The Good German

The Good German works right up till the point that it doesn’t. That point is when Tully, played with vicious aplomb by Tobey Maguire, exits the story. Tully is a welcome character in the story, if only because his presence adds a cynical grounding to the proceedings. Yes, there’s a lot of Old Hollywood on display here, but Tully is a splash of cold water. When he leaves, so does The Good German‘s sense of invention; the rest is rote.
George Clooney plays Jake Geismer, an American journalist in Germany, 1945, on hand to report on the Potsdam Conference. To the public back home, this means the end of war; to those at the Conference, it’s about who gets what spoils of war. The decades-long chess game with the Soviet Union is just around the corner.
Carving up a smaller piece of that pie is Jake’s assigned driver Tully, a U.S. Army grunt in charge of the Berlin motor pool. His introduction to us is that of a bright-eyed, cheery young G.I. just thrilled to do his part. His actions thereafter tell us he is anything but. Coarse, abusive to his girlfriend, endlessly opportunistic, Tully cuts deals with anyone who’ll listen and cheerfully sets Geismer up almost as soon as he meets him. People who think corruption was invented in the 1980’s will call Tully an unwelcome invasion of modern cynicism into a nostalgic film, but to me he’s a clear-eyed look at war profiteering. Petty and cunning though he may be, the only thing that seperates a smalltime crook like Tully from those at the Conference is rank.
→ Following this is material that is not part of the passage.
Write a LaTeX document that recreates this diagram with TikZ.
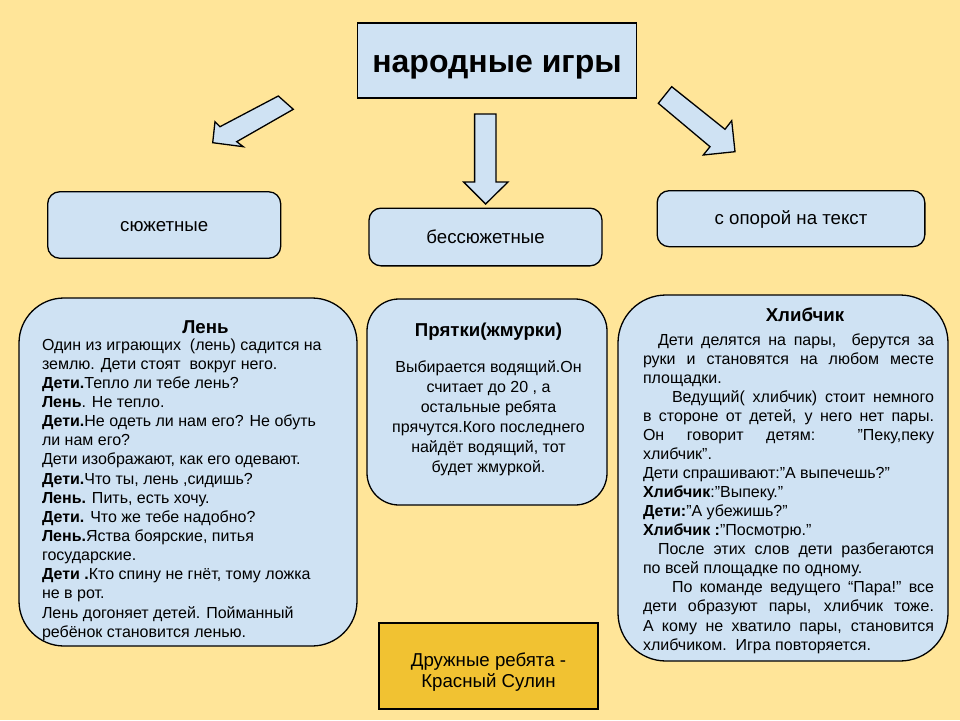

Tully wants safe passage to America for his girlfriend Lena (Cate Blanchett), an enigmatic femme fatale whom you’d think would have nothing to do with a guy like that. She’s also Geismer’s old flame, but that’s not all she is; for reasons she keeps to herself, she and her husband are quite valuable both to the Americans and the Soviets. But what would the world’s two major superpowers want with an SS officer and his wife?
When Tully exits, the answer to that question is arrived at through a surprisingly conventional murder mystery with pretensions at making great statements about the cost of war. The ultimate thesis, I suppose, is that people don’t stop being bastards once the peace treaty is signed, and even the most virtuous are forced to compromise to survive at ground zero. “That’s Berlin,” says one character or another with a sardonic half-smile, for what feels like three thousand times throughout the film. This fairly simple lesson is beaten into us so repeatedly that The Good German‘s final revelations about Lena and her husband aren’t even remotely surprising, let alone profound.
I have a feeling this will be a mandatory comment in every review of The Good German, but it’s no less true: if nothing else, this is a beautiful film to behold. It’s one thing to film in black and white, quite another to do so with a knowledge of what black and white can give you. Everyday life is in color, after all; only in the movies can you see life like that. Clooney, Blanchett, and Maguire have faces that receive light and cast shadow in beautiful ways. The ubiquitous presence of cigarettes fills the frame with gorgeously-lit smoke. And every setpiece is a study in fallen grandeur.
But all that cinematic beauty and all those strong performances don’t add up to much when the material is essentially so simple. There’s a better film in here somewhere, one that studies how war transforms people without being quite so obvious about it. But The Good German isn’t it.